This repository contains custom scripts and documentation associated with the analyses in our BioRxiv manuscript concerning the application of our TALON pipeline to long read transcriptomes from PacBio and direct-RNA Oxford Nanopore.
You can find the preprint here.
To download the TALON program, please visit https://github.com/mortazavilab/TALON.
To download the TranscriptClean program, please visit https://github.com/mortazavilab/TranscriptClean.
To download the ENCODE DCC deployment of the TALON pipeline, please visit https://github.com/ENCODE-DCC/long-read-rna-pipeline.
plotting_scripts: Final versions of data visualization scripts used in the paper.

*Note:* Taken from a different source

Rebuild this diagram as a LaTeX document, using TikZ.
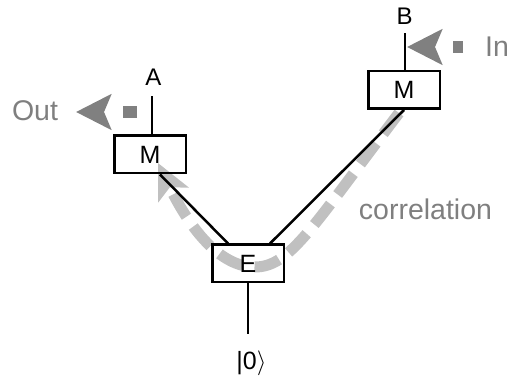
\documentclass[tikz,border=0pt]{standalone}
\usepackage{fontspec}
\setmainfont{Liberation Sans}
\usetikzlibrary{arrows.meta, calc}
\definecolor{arrowgray}{RGB}{128, 128, 128}
\definecolor{corrgray}{RGB}{192, 192, 192}
\definecolor{labelgray}{RGB}{127, 127, 127}

\begin{document}
\begin{tikzpicture}[x=1pt, y=1pt,
  wire/.style={line width=2.5pt},
  mbox/.style={draw, line width=2.5pt, minimum width=71.5pt, minimum height=37.5pt, inner sep=0pt, font=\fontsize{25}{27}\selectfont},
  portlab/.style={font=\fontsize{24}{26}\selectfont, inner sep=0pt},
  graylab/.style={font=\fontsize{28.5}{30}\selectfont, text=labelgray, inner sep=0pt},
  iotip/.style={-{Stealth[length=35pt, width=35pt, inset=7pt]}, arrowgray, line width=12pt},
  corrtip/.style={-{Stealth[length=35pt, width=33pt, inset=8pt]}, corrgray, line width=11pt, dash pattern=on 26pt off 12pt}]
  \useasboundingbox (0,0) rectangle (509,379);

  % correlation between the two ends
  \coordinate (corrstart) at (399,266);
  \coordinate (corrlow) at (255,112);
  \coordinate (corrtip) at (158,216);
  \draw[corrtip] (corrstart) .. controls (312,152) and (290,112) .. (corrlow)
    .. controls (220,112) and (190,150) .. (corrtip);
  \node[graylab, anchor=base] (corr) at (425.5,159) {correlation};

  % source and the two measurements
  \node[mbox] (E) at (248,115.5) {E};
  \node[mbox] (ML) at (150,224.5) {M};
  \node[mbox] (MR) at (404,289) {M};
  \draw[wire] ([xshift=-20]E.north) -- ([xshift=10]ML.south);
  \draw[wire] ([xshift=22]E.north) -- (MR.south);

  % input state
  \coordinate (Ein) at (248,45);
  \draw[wire] (E.south) -- (Ein);
  \node[portlab, font=\fontsize{25}{27}\selectfont] (ket) at (251.5,16) {|0$\rangle$};

  % ports A and B
  \coordinate (Aend) at (152,283);
  \coordinate (Bend) at (405,346);
  \draw[wire] (Aend |- ML.north) -- (Aend);
  \draw[wire] (Bend |- MR.north) -- (Bend);
  \node[portlab] (A) at (153.5,301.5) {A};
  \node[portlab] (B) at (404.5,363) {B};

  % Out and In
  \coordinate (outstart) at (137,267);
  \coordinate (outtip) at (76,267);
  \draw[iotip, dash pattern=on 14pt off 40pt] (outstart) -- (outtip);
  \node[graylab, anchor=base] (out) at (35,258) {Out};
  \coordinate (instart) at (463,332);
  \coordinate (intip) at (407,332);
  \draw[iotip, dash pattern=on 10pt off 40pt] (instart) -- (intip);
  \node[graylab, anchor=base west] (in) at (485,322) {In};
\end{tikzpicture}
\end{document}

Figure_2: Describes exactly how the panels of Figure 2 in the paper were generated
Figure_3: Describes exactly how the panels of Figure 3 in the paper were generated
Figure_4: Describes exactly how the panels of Figure 4 in the paper were generated
Figure_5: Describes exactly how the panels of Figure 5 in the paper were generated
Supplement: Describes exactly how the figures in the supplment were generated
refs: Contains instructions for downloading reference genomes, GENCODE annotations, and variant files. Also includes scripts we used to prepare input files for TranscriptClean and TALON initializations.
Illumina: Scripts for downloading short-read Illumina RNA-seq data from the ENCODE consortium and running Kallisto on them in order to perform short read quantification.
data_processing: Scripts used to run TALON and post-TALON utilities (ie filtering, generating GTFs, generating abundance matrices), as well as other various analysis scripts.